There's sometimes not enough space to say everything you want, and that was the case with today's visit to Laurel Hill Cemetery.

It's an amazing, lovely, tranquil place and, amazingly, it's open to the public for free. Laurel Hill welcomes walkers, joggers, bicyclists, picnickers and even dog walkers. (You will pick up after your dog, which must be kept on a leash.)

Space didn't permit a list of some of the "biggest" names buried there, so I offer it to you here:

Matthias Baldwin, founder of the Baldwin Locomotive Works

George Henry Boker, poet, helped found Union League

Adolph Borie, Secretary of Navy under President Ulysses Grant

Robert Conrad, first mayor of consolidated city of Philadelphia

Caleb Cope, headed the Philadelphia Saving Funds Society

Henry Deringer, produced the pocket pistol of his name

Brig. Gen. Alexander Cummings, founded the Evening Bulletin

James Elverson, developed the Inquirer into major newspaper

Harriet Frishmuth, major American sculptor who worked in bronze

Frank Furness, leading architect of the Victorian age and recipient of the Congressional Medal of Honor for bravery in the Civil War. Other recipients of the Medal of Honor: Robert Kelly, George Pitman, John Story, Pinkerton Vaughn

Frederick Graff, engineer for the Fairmount Water Works

Some who died under Gen. Custer's command at the Little Big Horn

Charles Henry Lea, author and authority on medieval history

Napoleon LeBrun, architect of the Academy of Music and the Sts. Peter and Paul Cathedral.

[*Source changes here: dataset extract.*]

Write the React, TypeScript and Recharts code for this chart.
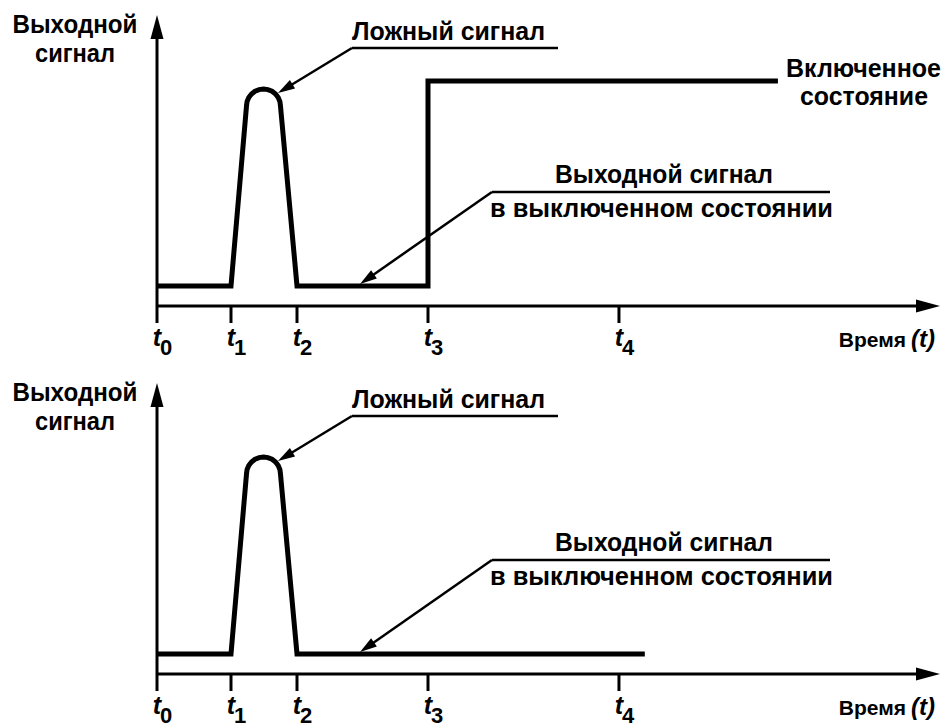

Mary Anna Longstreth, Quaker, educator, who campaigned to have street cars open to "Negro riders"

John MacArthur, Philadelphia City Hall architect

Thomas McKean, signer of the Declaration of Independence

David Rittenhouse, astronomer, mathematician, financier, first director of the U.S.. Mint.

Catherine Drinkhouse Smith, one of the city's better-known mediums.

George K. Smith, a founder of what is today GlacoSmithKline

Manuel T. Sozinho, a teacher who helped lead the fight for Angola's independence from Portugal

Thomas Walter, designed the dome for U.S. Capitol.

Owen Wister, author western stories, including The Virginian.

Mr. Sozinho is among the few African-Americans buried there because for a long time most American cemeteries were segregated.